In fact, the opposite has happened. And once again, the decision to kill General Soleimani is pulling the US further into the Middle East and putting into stark light the inconsistency of Trump’s foreign policy ambitions. In recent days, the United States has committed to sending thousands of troops to the region.
Continued US troop deployments may not play well with Trump’s base, though they currently support his Iran policy. But absent an obvious justification, this could change, so it is not surprising that this has become a rallying point for Vice President Pence.
An even greater political risk, and one that will matter to the president, is the risk to US military personnel and civilians overseas.

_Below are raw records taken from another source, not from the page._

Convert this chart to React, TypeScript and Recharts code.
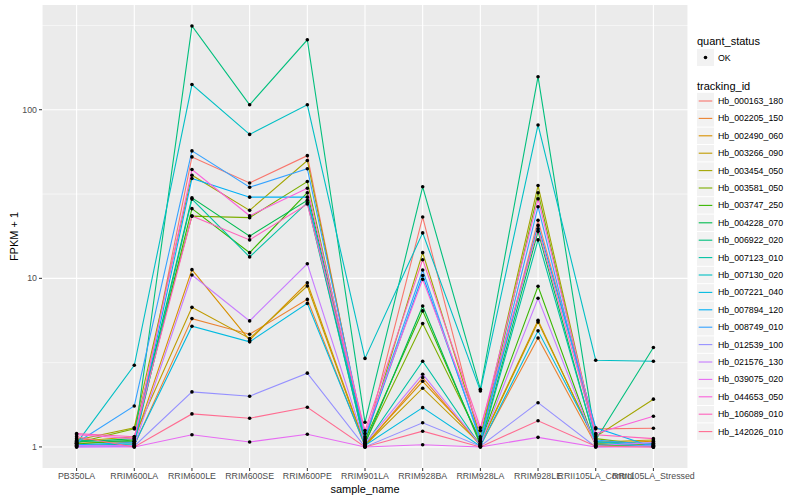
import React from 'react';
import { LineChart, Line, XAxis, YAxis, CartesianGrid } from 'recharts';

const samples = [
  'PB350LA', 'RRIM600LA', 'RRIM600LE', 'RRIM600SE', 'RRIM600PE', 'RRIM901LA',
  'RRIM928BA', 'RRIM928LA', 'RRIM928LE', 'RRII105LA_Control', 'RRII105LA_Stressed',
];

const trackingIds = [
  'Hb_000163_180', 'Hb_002205_150', 'Hb_002490_060', 'Hb_003266_090', 'Hb_003454_050',
  'Hb_003581_050', 'Hb_003747_250', 'Hb_004228_070', 'Hb_006922_020', 'Hb_007123_010',
  'Hb_007130_020', 'Hb_007221_040', 'Hb_007894_120', 'Hb_008749_010', 'Hb_012539_100',
  'Hb_021576_130', 'Hb_039075_020', 'Hb_044653_050', 'Hb_106089_010', 'Hb_142026_010',
];

// ggplot default hue palette, 20 levels
const lineColors = [
  '#F8766D', '#EA8331', '#D89000', '#C09B00', '#A3A500',
  '#7CAE00', '#39B600', '#00BB4E', '#00BF7D', '#00C1A3',
  '#00BFC4', '#00BAE0', '#00B0F6', '#35A2FF', '#9590FF',
  '#C77CFF', '#E76BF3', '#FA62DB', '#FF62BC', '#FF6C91',
];

// FPKM + 1, one value per sample
const hb000163 = [1.12, 1.05, 52.5, 36.8, 53.4, 1.05, 23.1, 1.08, 22.1, 1.28, 1.29];
const hb002205 = [1.03, 1.02, 5.77, 4.66, 7.5, 1.01, 2.58, 1.02, 4.43, 1.03, 1.04];
const hb002490 = [1.05, 1.08, 11.26, 4.3, 9.4, 1.03, 2.45, 1.05, 5.64, 1.05, 1.08];
const hb003266 = [1.08, 1.15, 6.73, 4.4, 9.0, 1.02, 2.23, 1.04, 5.5, 1.07, 1.1];
const hb003454 = [1.1, 1.3, 40.9, 25.3, 50, 1.08, 14.2, 1.15, 35.5, 1.15, 1.92];
const hb003581 = [1.06, 1.28, 23.4, 22.9, 37.5, 1.06, 5.39, 1.1, 32.2, 1.12, 1.02];
const hb003747 = [1.04, 1.1, 25.9, 14.2, 32.2, 1.1, 6.41, 1.06, 8.97, 1.02, 1.03];
const hb004228 = [1.07, 1.12, 30.0, 17.8, 29.0, 1.04, 6.85, 1.03, 19.0, 1.04, 1.01];
const hb006922 = [1.09, 1.08, 314, 107, 260, 1.4, 34.9, 2.2, 157, 1.1, 3.89];
const hb007123 = [1.02, 1.04, 29.5, 13.4, 28.1, 1.03, 3.22, 1.02, 16.9, 1.06, 1.05];
const hb007130 = [1.05, 3.05, 141, 71.4, 107, 3.35, 18.6, 2.15, 81.2, 3.27, 3.22];
const hb007221 = [1.01, 1.03, 5.2, 4.2, 7.1, 1.02, 1.71, 1.01, 4.88, 1.08, 1.0];
const hb007894 = [1.03, 1.06, 39.1, 30.3, 30.3, 1.12, 10.4, 1.12, 20.6, 1.3, 1.0];
const hb008749 = [1.06, 1.75, 57.0, 34.7, 44.7, 1.15, 11.2, 1.08, 26.6, 1.1, 1.03];
const hb012539 = [1.0, 1.01, 2.12, 2.0, 2.74, 1.0, 1.39, 1.01, 1.83, 1.0, 1.02];
const hb021576 = [1.02, 1.02, 10.46, 5.59, 12.2, 1.05, 2.7, 1.03, 7.62, 1.02, 1.06];
const hb039075 = [1.0, 1.0, 1.18, 1.07, 1.19, 1.0, 1.03, 1.0, 1.14, 1.0, 1.0];
const hb044653 = [1.18, 1.12, 44.2, 23.5, 34.2, 1.2, 9.86, 1.25, 29.6, 1.2, 1.52];
const hb106089 = [1.2, 1.15, 23.4, 16.9, 27.6, 1.25, 12.9, 1.3, 19.7, 1.18, 1.12];
const hb142026 = [1.15, 1.0, 1.57, 1.48, 1.72, 1.0, 1.24, 1.0, 1.43, 1.01, 1.0];

const seriesValues = [
  hb000163, hb002205, hb002490, hb003266, hb003454, hb003581, hb003747, hb004228, hb006922, hb007123,
  hb007130, hb007221, hb007894, hb008749, hb012539, hb021576, hb039075, hb044653, hb106089, hb142026,
];

const yTicks = [1, 10, 100];
const yMinor = [3.1623, 31.623, 316.23];

const chartData = samples.map((s, i) => {
  const row: any = { sample: s };
  trackingIds.forEach((id, k) => {
    row[id] = seriesValues[k][i];
  });
  return row;
});

const FONT = '"Liberation Sans", Arial, Helvetica, sans-serif';

const Legends = () => {
  const rowH = 17.4;
  const firstY = 101;
  return (
    <svg width={800} height={500} style={{ position: 'absolute', left: 0, top: 0, pointerEvents: 'none' }}>
      <text x={14} y={236.5} transform="rotate(-90 14 236.5)" textAnchor="middle" dominantBaseline="central"
        fontFamily={FONT} fontSize={11} fill="#000">FPKM + 1</text>
      <text x={365} y={489} textAnchor="middle" dominantBaseline="central"
        fontFamily={FONT} fontSize={11} fill="#000">sample_name</text>

      <text x={697} y={41} dominantBaseline="central" fontFamily={FONT} fontSize={11} fill="#000">quant_status</text>
      <rect x={697} y={49} width={17} height={17} fill="#F2F2F2" />
      <circle cx={705.5} cy={57.5} r={1.8} fill="#000" />
      <text x={718} y={57.5} dominantBaseline="central" fontFamily={FONT} fontSize={8.8} fill="#000">OK</text>

      <text x={697} y={86} dominantBaseline="central" fontFamily={FONT} fontSize={11} fill="#000">tracking_id</text>
      {trackingIds.map((id, k) => {
        const cy = firstY + k * rowH;
        return (
          <g key={id}>
            <rect x={697} y={cy - 8.2} width={17} height={16.4} fill="#F2F2F2" />
            <line x1={698.7} x2={712.3} y1={cy} y2={cy} stroke={lineColors[k]} strokeWidth={1.1} />
            <text x={718} y={cy} dominantBaseline="central" fontFamily={FONT} fontSize={8.8} fill="#000">{id}</text>
          </g>
        );
      })}
    </svg>
  );
};

export default function App() {
  return (
    <div style={{ position: 'absolute', left: 0, top: 0, width: 800, height: 500, background: '#fff', fontFamily: FONT }}>
      <LineChart width={800} height={500} data={chartData} margin={{ top: 5, right: 112, bottom: 10, left: 12 }}>
        <CartesianGrid fill="#EBEBEB" stroke="#FFFFFF" strokeWidth={0.55} vertical={false} horizontalValues={yMinor} />
        <CartesianGrid stroke="#FFFFFF" strokeWidth={1.1} horizontalValues={yTicks} />
        <XAxis
          dataKey="sample"
          interval={0}
          padding={{ left: 34.6, right: 34.6 }}
          axisLine={false}
          tickSize={3}
          tickLine={{ stroke: '#333333' }}
          tick={{ fill: '#4D4D4D', fontSize: 8.8, fontFamily: FONT }}
          height={22}
        />
        <YAxis
          scale="log"
          domain={[0.75, 418]}
          allowDataOverflow
          ticks={yTicks}
          axisLine={false}
          tickSize={3}
          tickLine={{ stroke: '#333333' }}
          tick={{ fill: '#4D4D4D', fontSize: 8.8, fontFamily: FONT }}
          width={30}
        />
        {trackingIds.map((id, k) => (
          <Line
            key={id}
            type="linear"
            dataKey={id}
            stroke={lineColors[k]}
            strokeWidth={1.1}
            dot={false}
            activeDot={false}
            isAnimationActive={false}
          />
        ))}
        {trackingIds.map((id) => (
          <Line
            key={id + '-pt'}
            type="linear"
            dataKey={id}
            stroke="none"
            dot={{ r: 1.8, fill: '#000', stroke: 'none' }}
            activeDot={false}
            legendType="none"
            isAnimationActive={false}
          />
        ))}
      </LineChart>
      <Legends />
    </div>
  );
}
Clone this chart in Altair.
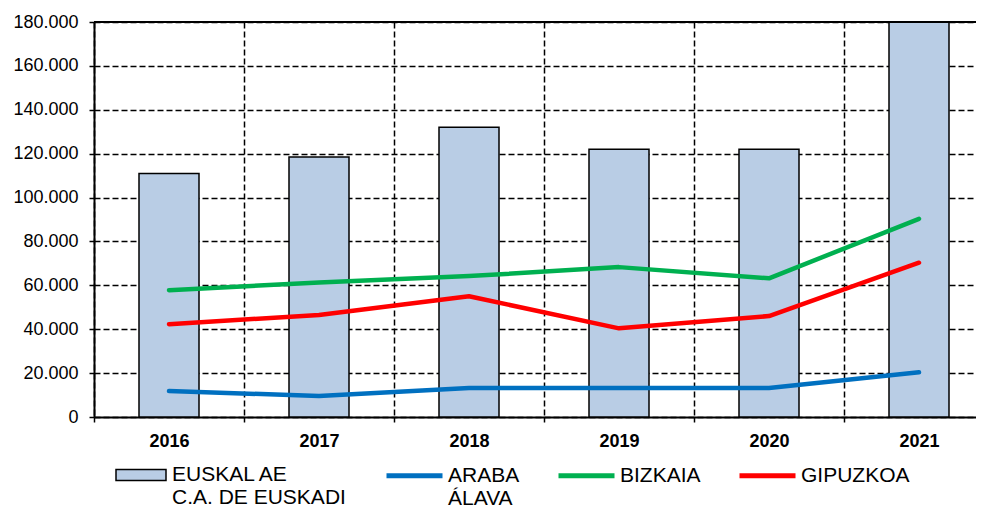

Public support for the killing of Soleimani and increased US presence in the region is bound to dissipate if Americans are killed.
But it isn’t clear how the president will respond, and already the death of one American in the militia attack on 27 December seems to have been a critical factor in Trump’s decision to authorize the assassination of General Soleimani.
So far, Iran’s response appears to be calibrated to avoid this kind of public backlash, and keep the door open to some sort of managed resolution of the current crisis.
But the considerable risk of miscalculation and mistakes has already been born out. A week after the killing of Soleimani, the world is tuning in to the tragic news that a civilian airliner departing Iran for Ukraine appears to have been accidentally shot down by an Iranian missile, resulting in the deaths of all 176 people on board, including 82 Iranians and 63 Canadians.
Whether the US president is constrained is a critical question for Americans, for US democracy and for the rest of the world. Trump is different, but he is not unconstrained. Steps taken by Congress along with diplomatic and political pressure mean he is still operating within boundaries. But it is clear that these boundaries are being redefined.